Les animateurs de cette nouvelle vague populiste gagneraient en crédibilité s’ils proposaient une ligne idéologique reposant sur un véritable projet politique susceptible d’offrir un nouvel élan permettant au continent de réaliser son potentiel et d’en faire un authentique acteur sur la scène internationale, et non un simple objet de convoitise du reste du monde.
L’hostilité à la France et à l’Occident ne saurait tenir lieu de viatique du panafricanisme sans prendre le risque de n’être que gesticulation agglomérant essentiellement autour d’elle des frustrations multiformes, y compris de ceux qui ne parviennent pas à obtenir des visas pour ces pays.
Les autorités françaises actuelles réalisent que les pratiques mafieuses aux relents colonialistes utilisées par certains cercles ont fini par saborder le potentiel sur lequel la France aurait pu construire des relations saines et durables avec ses anciennes colonies. La France a fini par perdre tout contact avec les peuples sahéliens. Elle a mis du temps à comprendre que ses rapports avec les seuls systèmes politiques, qu’elle a mis en place et protégés depuis les indépendances, ne suffisent plus à maintenir sa position et à protéger ses intérêts au Sahel. Si la France semble aujourd’hui en difficulté, c’est aussi parce qu’elle a choisi d’ignorer les peuples et de traiter exclusivement avec des cercles de légalité, qu’elle a elle-même fabriqués et qui sont le plus souvent en décalage avec les réalités socioculturelles des territoires concernés.
Les pays africains, dans l’affirmation de leur souveraineté et dans le souci de faire appel à tout partenariat qui pourrait contribuer à leur développement, diversifient déjà leurs relations internationales et ont toujours développé des politiques de coopération avec les autres pays du monde, y compris avec les pays émergents, au gré des opportunités et du dynamisme de leur politique étrangère.

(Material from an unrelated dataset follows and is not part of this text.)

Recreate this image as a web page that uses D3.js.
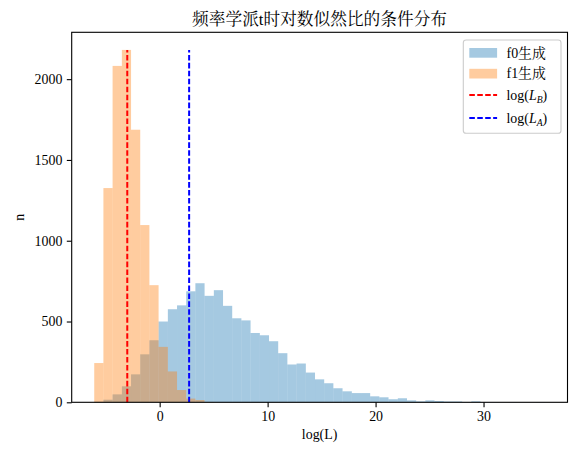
<!DOCTYPE html>
<html>
<head>
<meta charset="utf-8">
<script src="https://cdn.jsdelivr.net/npm/d3@7"></script>
<style>
  body { margin: 0; background: #fff; }
  svg text { font-family: "Liberation Serif", "Noto Serif CJK SC", "Noto Sans CJK SC", serif; fill: #000; }
</style>
</head>
<body>
<div class="holder"></div>
<script>
// shared bin edges of both histograms
var binEdges = [-6.06, -5.21, -4.36, -3.50, -2.65, -1.80, -0.95, -0.10, 0.76, 1.61,
  2.46, 3.31, 4.16, 5.02, 5.87, 6.72, 7.57, 8.42, 9.28, 10.13,
  10.98, 11.83, 12.68, 13.54, 14.39, 15.24, 16.09, 16.94, 17.80, 18.65,
  19.50, 20.35, 21.20, 22.06, 22.91, 23.76, 24.61, 25.46, 26.32, 27.17,
  28.02, 28.87, 29.72, 30.58, 31.43, 32.28, 33.13, 33.98, 34.84, 35.69]

var f0Counts = [3, 16, 49, 99, 173, 297, 384, 500, 576, 600,
  687, 737, 659, 694, 597, 520, 507, 429, 415, 378,
  304, 234, 240, 184, 142, 118, 87, 68, 57, 57,
  37, 31, 19, 25, 12, 6, 12, 8, 5, 5,
  2, 6, 1, 1, 0, 1, 0, 0, 1]

var f1Counts = [243, 1326, 2082, 2181, 1687, 1097, 725, 343, 191, 76,
  23, 14, 2, 0, 0, 0, 0, 0, 0, 0,
  0, 0, 0, 0, 0, 0, 0, 0, 0, 0,
  0, 0, 0, 0, 0, 0, 0, 0, 0, 0,
  0, 0, 0, 0, 0, 0, 0, 0, 0]

var logLB = -3.0
var logLA = 2.73

var xTicks = [0, 10, 20, 30]
var yTicks = [0, 500, 1000, 1500, 2000]

var W = 577, H = 457
var axL = 71.7, axR = 567.5, axT = 32.3, axB = 402.3

var svg = d3.select('.holder')
  .append('svg')
  .attr('width', W)
  .attr('height', H)

var lo = binEdges[0], hi = binEdges[binEdges.length - 1]
var pad = (hi - lo) * 0.05
var xScale = d3.scaleLinear()
  .domain([lo - pad, hi + pad])
  .range([axL, axR])

var maxN = d3.max(f0Counts.concat(f1Counts))
var yScale = d3.scaleLinear()
  .domain([0, maxN * 1.05])
  .range([axB, axT])

function bins(counts) {
  return counts.map(function(c, i) {
    return { x0: binEdges[i], x1: binEdges[i + 1], n: c }
  }).filter(function(d) { return d.n > 0 })
}

function drawHist(counts, color) {
  svg.append('g')
    .selectAll('rect')
    .data(bins(counts))
    .enter()
    .append('rect')
    .attr('x', function(d) { return xScale(d.x0) })
    .attr('width', function(d) { return xScale(d.x1) - xScale(d.x0) })
    .attr('y', function(d) { return yScale(d.n) })
    .attr('height', function(d) { return yScale(0) - yScale(d.n) })
    .attr('fill', color)
    .attr('fill-opacity', 0.4)
}

drawHist(f0Counts, '#1f77b4')
drawHist(f1Counts, '#ff7f0e')

var vlines = [{ x: logLB, color: '#ff0000' }, { x: logLA, color: '#0000ff' }]
svg.append('g')
  .selectAll('line')
  .data(vlines)
  .enter()
  .append('line')
  .attr('x1', function(d) { return xScale(d.x) })
  .attr('x2', function(d) { return xScale(d.x) })
  .attr('y1', yScale(0))
  .attr('y2', yScale(maxN))
  .attr('stroke', function(d) { return d.color })
  .attr('stroke-width', 2)
  .attr('stroke-dasharray', '5.55,2.4')

// axes
var xAxis = d3.axisBottom(xScale)
  .tickValues(xTicks)
  .tickSize(4.9)
  .tickPadding(4.4)
  .tickFormat(d3.format('d'))

var gx = svg.append('g')
  .attr('transform', 'translate(0,' + axB + ')')
  .call(xAxis)

var yAxis = d3.axisLeft(yScale)
  .tickValues(yTicks)
  .tickSize(4.9)
  .tickPadding(4.4)
  .tickFormat(d3.format('d'))

var gy = svg.append('g')
  .attr('transform', 'translate(' + axL + ',0)')
  .call(yAxis)

;[gx, gy].forEach(function(g) {
  g.select('.domain').remove()
  g.selectAll('.tick line').attr('stroke', '#000').attr('stroke-width', 1.1)
  g.selectAll('.tick text').style('font-size', '13.9px')
  g.attr('font-family', null).attr('font-size', null)
})

svg.append('rect')
  .attr('x', axL)
  .attr('y', axT)
  .attr('width', axR - axL)
  .attr('height', axB - axT)
  .attr('fill', 'none')
  .attr('stroke', '#000')
  .attr('stroke-width', 1.1)

// labels
svg.append('text')
  .attr('x', (axL + axR) / 2)
  .attr('y', 24.5)
  .attr('text-anchor', 'middle')
  .style('font-size', '16.7px')
  .text('频率学派t时对数似然比的条件分布')

svg.append('text')
  .attr('x', (axL + axR) / 2)
  .attr('y', 439)
  .attr('text-anchor', 'middle')
  .style('font-size', '13.9px')
  .text('log(L)')

svg.append('text')
  .attr('transform', 'translate(24,' + (axT + axB) / 2 + ') rotate(-90)')
  .attr('text-anchor', 'middle')
  .style('font-size', '13.9px')
  .text('n')

// legend
var legend = svg.append('g')

legend.append('rect')
  .attr('x', 463.3)
  .attr('y', 40)
  .attr('width', 97.7)
  .attr('height', 93.3)
  .attr('rx', 2.8)
  .attr('fill', '#fff')
  .attr('fill-opacity', 0.8)
  .attr('stroke', '#cccccc')
  .attr('stroke-width', 1.1)

var items = [
  { label: 'f0生成', type: 'patch', color: '#1f77b4', y: 52.8 },
  { label: 'f1生成', type: 'patch', color: '#ff7f0e', y: 73.6 },
  { label: 'B', type: 'line', color: '#ff0000', y: 95 },
  { label: 'A', type: 'line', color: '#0000ff', y: 118 }
]

items.forEach(function(d) {
  if (d.type === 'patch') {
    legend.append('rect')
      .attr('x', 469.3)
      .attr('y', d.y - 4.8)
      .attr('width', 27.8)
      .attr('height', 9.7)
      .attr('fill', d.color)
      .attr('fill-opacity', 0.4)
    legend.append('text')
      .attr('x', 506.5)
      .attr('y', d.y + 4.8)
      .style('font-size', '13.9px')
      .text(d.label)
  } else {
    legend.append('line')
      .attr('x1', 469.3)
      .attr('x2', 497.1)
      .attr('y1', d.y)
      .attr('y2', d.y)
      .attr('stroke', d.color)
      .attr('stroke-width', 2)
      .attr('stroke-dasharray', '5.55,2.4')
    var t = legend.append('text')
      .attr('x', 506.5)
      .attr('y', d.y + 5.2)
      .style('font-size', '13.9px')
    t.append('tspan').text('log(')
    t.append('tspan').style('font-style', 'italic').text('L')
    t.append('tspan').attr('dy', 2.6).style('font-style', 'italic').style('font-size', '9.7px').text(d.label)
    t.append('tspan').attr('dy', -2.6).text(')')
  }
})
</script>
</body>
</html>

Le drame du Sahel est l’absence de projet politique susceptible de sortir la Sous-région du chaos actuel. La fixation sur la France évite de questionner la responsabilité des élites dans la situation actuelle. La quasi-absence de tout débat sur les questions structurelles et de la gouvernance montre que le Sahel risque de connaître encore des jours sombres mettant en péril la survie des États actuels. Au Mali et au Niger par exemple, les classes dirigeantes ne parviennent pas à comprendre que la survie de ces pays passe nécessairement par l’élaboration d’un pacte national qui lie les communautés pour faire nation. Elles se satisfont d’une navigation à vue et de la recherche de boucs-émissaires pour expliquer et éclipser leurs propres insuffisances.